Wallis is not alone in such thinking! This does dump him off in the far-away country of theological liberalism, as some would like to believe, and which many to-the-right political conservatives discredit as mere “political correctness.” I have written about this
before in reference to Nazarene Historian Timothy L. Smith, who among others found historical antecedents of the social-gospel in the revivalism of
the nineteenth century Holiness Movement, rather than the later social gospel
of liberalism.
Whatever current politics may assert, church history
confirms “evangelical Christians fighting for social justice,
precisely because of what God had done for them—an activity with which
evangelicals have not been associated in more recent years,” says Wallis.
We are reminded that nineteenth-century American evangelist
Charles Finney didn’t shy away from identifying the gospel with the antislavery
cause. He was a revivalist and also an abolitionist. For him, the two were
closely connected. Finney, who has been called the father of American
evangelism, directly linked revival and reform and popularized the altar call.
Why?
Wallis suggests Finney one reason was, “They would commit
their lives to Christ and then enlist for God’s purposes in the world. That’s
the way it always is for revival—faith becomes life-changing, but rather than
remaining restricted to personal issues and the inner life alone, it explodes
into the world with a powerful force. For Finney, taking a weak or wrong
position on social justice was a ‘hindrance in revival.”
One cannot read the biographies of such leaders without
discovering the “evangelicalism” within their perceived theological liberalism.
I cite Martin Luther King who came out of a solid-south conservative experience and did his educational studies in a more theologically liberal northeast school.
At the height of the Montgomery bus boycott,
King was receiving death threats on every hand via phone and mail. I was a young pastor in a small southern town not that
distant from Montgomery and aware of the perceived liberalism of
Dr. King, among other things. Stewart Burns recounts King’s epiphany in his
writing To the Mountaintop, discovering
at the midnight hour that ‘religion had
to become real to me’—not merely the hand-me-down family business—and I had to
know God for myself. With my head in my hands, I bowed down over that cup of
coffee. Oh, yes, I prayed a prayer. I prayed out loud that night ...”
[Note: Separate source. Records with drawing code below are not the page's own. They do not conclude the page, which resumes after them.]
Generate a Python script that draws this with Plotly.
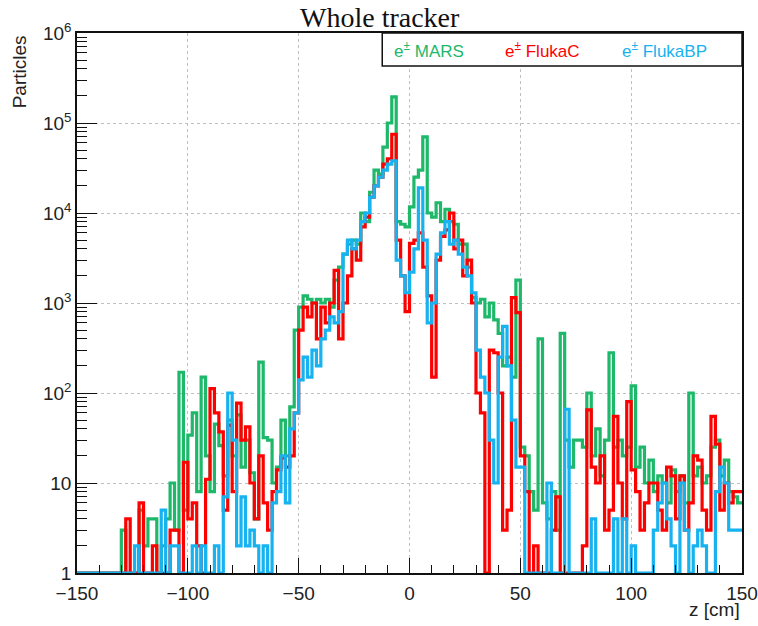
import numpy as np
import plotly.graph_objects as go

# 2 cm bins from -150 to 150 cm (left edges -150, -148, ..., 148)
z_edges = list(range(-150, 151, 2))

mars = [
    1, 1, 1, 1, 1, 1, 1, 1, 1, 1,
    3, 1, 1, 1, 5, 2, 4, 4, 1, 2,
    4, 10, 3, 170, 5, 34, 60, 8, 150, 20,
    8, 45, 26, 12, 50, 20, 57, 15, 30, 13,
    4, 220, 32, 30, 10, 15, 50, 20, 70, 500,
    900, 1200, 1100, 1000, 1100, 1000, 1100, 900, 1800, 2500,
    3500, 4500, 5000, 4500, 10000, 8000, 17000, 30000, 27000, 54000,
    100000, 195000, 8000, 7500, 7000, 11700, 25000, 30000, 70000, 10000,
    9000, 13000, 8000, 11000, 8000, 7500, 4500, 4500, 2500, 1150,
    1000, 1100, 700, 1000, 650, 460, 200, 250, 150, 1800,
    25, 20, 8, 5, 400, 6, 4, 8, 3, 460,
    30, 15, 30, 30, 25, 100, 20, 40, 12, 30,
    280, 25, 30, 20, 25, 120, 15, 25, 10, 18,
    8, 12, 10, 6, 14, 8, 12, 6, 100, 12,
    15, 10, 12, 25, 30, 12, 18, 8, 7, 6,
]

fluka_c = [
    1, 1, 1, 1, 1, 1, 1, 1, 1, 1,
    1, 4, 1, 1, 6, 1, 1, 2, 1, 1,
    1, 3, 3, 1, 17, 4, 6, 2, 1, 11,
    112, 60, 37, 5, 44, 8, 77, 30, 42, 10,
    4, 20, 6, 3, 8, 14, 19, 15, 20, 60,
    500, 900, 700, 1000, 400, 900, 600, 1000, 2300, 400,
    1000, 2000, 4000, 3000, 7000, 9000, 15000, 20000, 25000, 35000,
    40000, 75000, 5000, 2000, 800, 4600, 5000, 6000, 2500, 1200,
    150, 3000, 5500, 6500, 10000, 4000, 5000, 2000, 3000, 1000,
    100, 60, 1, 300, 280, 100, 3, 5, 1150, 780,
    20, 8, 1, 2, 1, 1, 1, 3, 7, 1,
    1, 1, 1, 1, 2, 65, 15, 10, 20, 3,
    5, 55, 10, 4, 80, 14, 8, 3, 6, 10,
    10, 5, 3, 15, 12, 4, 12, 3, 6, 20,
    18, 5, 3, 55, 27, 5, 10, 6, 8, 8,
]

fluka_bp = [
    1, 1, 1, 1, 1, 1, 1, 1, 1, 1,
    1, 1, 1, 2, 1, 1, 1, 1, 1, 5,
    1, 2, 2, 1, 1, 1, 2, 1, 2, 1,
    1, 2, 1, 7, 100, 30, 2, 7, 2, 3,
    2, 1, 2, 1, 6, 8, 20, 6, 40, 60,
    140, 250, 150, 300, 200, 400, 500, 700, 600, 800,
    3500, 5000, 4000, 5000, 8000, 10000, 15000, 20000, 25000, 30000,
    35000, 38000, 3000, 2000, 1300, 2200, 4000, 19000, 5000, 600,
    1000, 3500, 6000, 8000, 4500, 5000, 3500, 2500, 2000, 1300,
    300, 150, 100, 30, 10, 250, 550, 200, 50, 15,
    15, 1, 1, 1, 1, 1, 10, 1, 1, 1,
    66, 1, 1, 1, 1, 1, 4, 1, 1, 1,
    1, 4, 1, 4, 1, 2, 1, 1, 1, 1,
    3, 6, 10, 4, 2, 1, 10, 3, 1, 2,
    3, 2, 1, 1, 8, 15, 10, 3, 3, 3,
]

series_names = ["MARS", "FlukaC", "FlukaBP"]
series_colors = ["#1db86a", "#ff0000", "#17b2f0"]
series_values = [mars, fluka_c, fluka_bp]

y_tickvals = [1, 10, 100, 1000, 10000, 100000, 1000000]
y_ticktext = ["1", "10", "10<sup>2</sup>", "10<sup>3</sup>", "10<sup>4</sup>",
              "10<sup>5</sup>", "10<sup>6</sup>"]
x_tickvals = [-150, -100, -50, 0, 50, 100, 150]
x_ticktext = ["\u2212150", "\u2212100", "\u221250", "0", "50", "100", "150"]

fig = go.Figure()
for name, color, vals in zip(series_names, series_colors, series_values):
    fig.add_trace(go.Scatter(
        x=z_edges, y=list(vals) + [vals[-1]],
        mode="lines", line=dict(color=color, width=3.2, shape="hv"),
        name=name, showlegend=False,
    ))

sans = "Liberation Sans, Arial, sans-serif"
tick_font = dict(family=sans, size=19, color="#222")

fig.update_layout(
    width=758, height=626,
    margin=dict(l=77, r=16, t=33, b=53, autoexpand=False),
    paper_bgcolor="white", plot_bgcolor="white",
    xaxis=dict(
        range=[-150, 150], tickvals=x_tickvals, ticktext=x_ticktext,
        ticks="inside", ticklen=15, tickwidth=1, tickcolor="#111",
        minor=dict(dtick=10, ticks="inside", ticklen=8, tickcolor="#111", showgrid=False),
        showgrid=True, gridcolor="#c0c0c0", griddash="dot", gridwidth=1,
        showline=True, linecolor="#111", linewidth=1.5, mirror=True,
        tickfont=tick_font, zeroline=False, automargin=False, ticklabelstandoff=2,
    ),
    yaxis=dict(
        type="log", range=[0, 6], tickvals=y_tickvals, ticktext=y_ticktext,
        ticks="inside", ticklen=20, tickwidth=1, tickcolor="#111",
        minor=dict(dtick="D1", ticks="inside", ticklen=10, tickcolor="#111", showgrid=False),
        showgrid=True, gridcolor="#c0c0c0", griddash="dot", gridwidth=1,
        showline=True, linecolor="#111", linewidth=1.5, mirror=True,
        tickfont=tick_font, zeroline=False, automargin=False,
    ),
    showlegend=False,
)

# Title
fig.add_annotation(text="Whole tracker", x=0.456, y=1, xref="paper", yref="paper",
                   xanchor="center", yanchor="bottom", yshift=-2, showarrow=False,
                   font=dict(family="Liberation Serif, Times New Roman, serif", size=28, color="#111"))
# Axis titles
fig.add_annotation(text="Particles", x=-0.086, y=1, xref="paper", yref="paper",
                   xanchor="center", yanchor="top", showarrow=False, textangle=-90,
                   yshift=0, font=dict(family=sans, size=19, color="#222"))
fig.add_annotation(text="z [cm]", x=1, y=0, xref="paper", yref="paper",
                   xanchor="right", yanchor="top", yshift=-24, showarrow=False,
                   font=dict(family=sans, size=19, color="#222"))

# Legend box
fig.add_shape(type="rect", xref="x", yref="paper", x0=-12.3, x1=150, y0=0.9389, y1=1.0,
              line=dict(color="#111", width=1.5), fillcolor="white", layer="above")
legend_x = [-8, 42, 95]
for lx, name, color in zip(legend_x, series_names, series_colors):
    fig.add_annotation(text="e<sup>\u00b1</sup> " + name, x=lx, y=0.969, xref="x", yref="paper",
                       xanchor="left", yanchor="middle", showarrow=False,
                       font=dict(family=sans, size=17, color=color))

fig.write_html("out.html",
               config={"displayModeBar": False},
               post_script="document.body.style.margin='0';document.body.style.padding='0';"
                           "document.documentElement.style.overflow='hidden';")
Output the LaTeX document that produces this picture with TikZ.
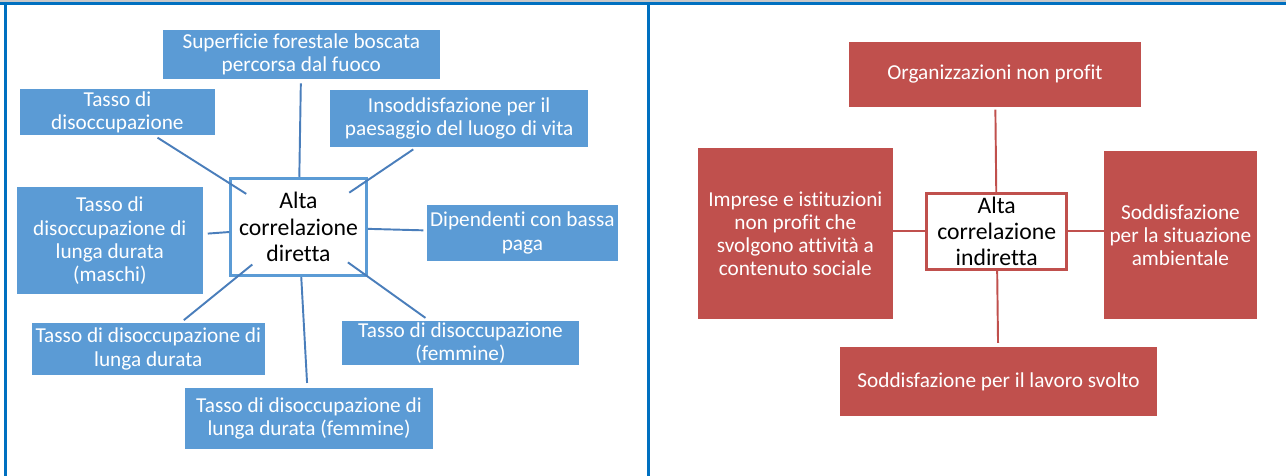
\documentclass[tikz,border=0pt]{standalone}
\usepackage{fontspec}
\setmainfont{Carlito}[Ligatures={NoCommon}]
\usetikzlibrary{shapes.geometric}
\definecolor{ICBlue}{HTML}{5B9BD5}
\definecolor{ICBlueLine}{HTML}{4A7EBB}
\definecolor{ICRed}{HTML}{C0504D}
\definecolor{ICFrame}{HTML}{0070C0}
\definecolor{ICGray}{HTML}{C8C8C8}

\begin{document}
\begin{tikzpicture}[x=0.02cm,y=-0.02cm,
  bluebox/.style={fill=ICBlue,text=white,align=center,inner sep=1pt,font=\fontsize{12.1}{13.2}\selectfont},
  redbox/.style={fill=ICRed,text=white,align=center,inner sep=1pt,font=\fontsize{12.1}{13.2}\selectfont},
  centerbox/.style={fill=white,line width=1.7pt,align=center,inner sep=1pt,font=\fontsize{13.5}{15}\selectfont},
  hub/.style={ellipse,inner sep=0pt,outer sep=0pt},
  blueline/.style={ICBlueLine,line width=1.1pt},
  redline/.style={ICRed,line width=1.1pt}]
\path[use as bounding box] (0,0) rectangle (1286,476);
\fill[ICGray] (0,0) rectangle (1286,1.7);
\fill[ICFrame] (0,1.7) rectangle (1286,5);
\fill[ICFrame] (4,1.7) rectangle (7,476);
\fill[ICFrame] (647,1.7) rectangle (650,476);

\node[bluebox,minimum width=5.55cm,minimum height=0.97cm] (sup) at (301.3,54.3) {Superficie forestale boscata\\percorsa dal fuoco};
\node[bluebox,minimum width=3.90cm,minimum height=0.91cm] (dis) at (117.4,112.2) {Tasso di\\disoccupazione};
\node[bluebox,minimum width=5.15cm,minimum height=1.13cm] (ins) at (459.2,118.3) {Insoddisfazione per il\\paesaggio del luogo di vita};
\node[bluebox,minimum width=3.73cm,minimum height=2.13cm] (mas) at (109.8,240.7) {Tasso di\\disoccupazione di\\lunga durata\\(maschi)};
\node[bluebox,minimum width=3.81cm,minimum height=1.12cm] (dip) at (522.4,233) {Dipendenti con bassa\\paga};
\node[bluebox,minimum width=4.65cm,minimum height=1.03cm] (lun) at (148.3,349) {Tasso di disoccupazione di\\lunga durata};
\node[bluebox,minimum width=4.74cm,minimum height=0.84cm] (fem) at (460.5,343) {Tasso di disoccupazione\\(femmine)};
\node[bluebox,minimum width=4.96cm,minimum height=1.22cm] (luf) at (309,418.2) {Tasso di disoccupazione di\\lunga durata (femmine)};
\node[centerbox,draw=ICBlue,minimum width=2.72cm,minimum height=1.95cm] (dir) at (298.5,227) {Alta\\correlazione\\diretta};
\node[hub,minimum width=2.78cm,minimum height=2.01cm] (dirhub) at (dir) {};

\draw[blueline,shorten <=2.5pt] (sup) -- (dirhub);
\draw[blueline,shorten <=2.5pt] (dis) -- (dirhub);
\draw[blueline,shorten <=2.5pt] (ins) -- (dirhub);
\draw[blueline,shorten <=2.5pt] (mas) -- (dirhub);
\draw[blueline,shorten >=2pt] (dirhub) -- (dip);
\draw[blueline,shorten >=2.5pt] (dirhub) -- (lun);
\draw[blueline,shorten >=2.5pt] (dirhub) -- (fem);
\draw[blueline,shorten >=2.5pt] (dirhub) -- (luf);

\node[redbox,minimum width=5.83cm,minimum height=1.30cm] (org) at (995,74.2) {Organizzazioni non profit};
\node[redbox,minimum width=3.89cm,minimum height=3.42cm] (imp) at (795.3,233.8) {Imprese e istituzioni\\non profit che\\svolgono attività a\\contenuto sociale};
\node[redbox,minimum width=3.06cm,minimum height=3.37cm] (sit) at (1180.4,235) {Soddisfazione\\per la situazione\\ambientale};
\node[redbox,minimum width=6.33cm,minimum height=1.39cm] (lav) at (998.5,381.5) {Soddisfazione per il lavoro svolto};
\node[centerbox,draw=ICRed,minimum width=2.81cm,minimum height=1.51cm] (ind) at (996.7,231.3) {Alta\\correlazione\\indiretta};

\draw[redline,shorten <=1.5pt] (org) -- (ind);
\draw[redline,shorten >=2pt] (ind) -- (lav);
\draw[redline] (ind.west) -- (ind.west -| imp.east);
\draw[redline] (ind.east) -- (ind.east -| sit.west);
\end{tikzpicture}
\end{document}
Confessing his weak, faltering and fearful ways, King admitted “At that moment, I experienced the presence of the Divine as I had never
experienced Him before. I could hear an inner voice saying to me, Martin
Luther, stand up for righteousness, stand up for justice, stand up for the
truth. And lo, I will be with you, even until the end of the world. I heard the
voice of Jesus saying still to fight on. He promised never to leave me, never
to leave me alone, No, never alone. No, never alone. He promised never to leave
me, never to leave me alone.” (We recognize that hymn).
Reading a book like Jim Wallis’s The Great Awakening would do much to help conservative Church of
God Christians to revive their faith and filter their politics through the red-letter
words of Jesus in the Bible rather than through the left and right sides Democratic
and Republican politics. It might even give the reader a better feel for the challenge issued by Dr. Jim Lyons of Church of God Ministries to become
involved in a new generation of abolitionism—human trafficking.
Lyon's call is not an enlistment of the weak and the timid;
the fearful, the cynic, and the doubter! It is a clear Trumpet note calling
for a radical defense of the imago dei and
the Christian doctrine that every human being has value, that no matter who or
what one is, the church cares, if for no other reason, because we are all created in the
image of God.
From Warner’s World I am
Walkingwithwarner.blogspot.com
1 comment:
One has to question the wisdom with which general director Lyon has involved the Church of God in what is nothing more than the pet social justice cause of the liberal hollywood elites. There already exist numerous agencies and millions of dollars have been flowing into this cause. The $1,000,000 tapped from the coffers of the local Church of God congregations could be put to better use in their own locality. $1M will not make a dent in this problem, and in fact for each person we "rescue" it will create a vacuum that will draw another in. We would do better to spread the message of Holiness and cut off the problem at its root with the transformative message of the Gospel, rather than enable more degradation.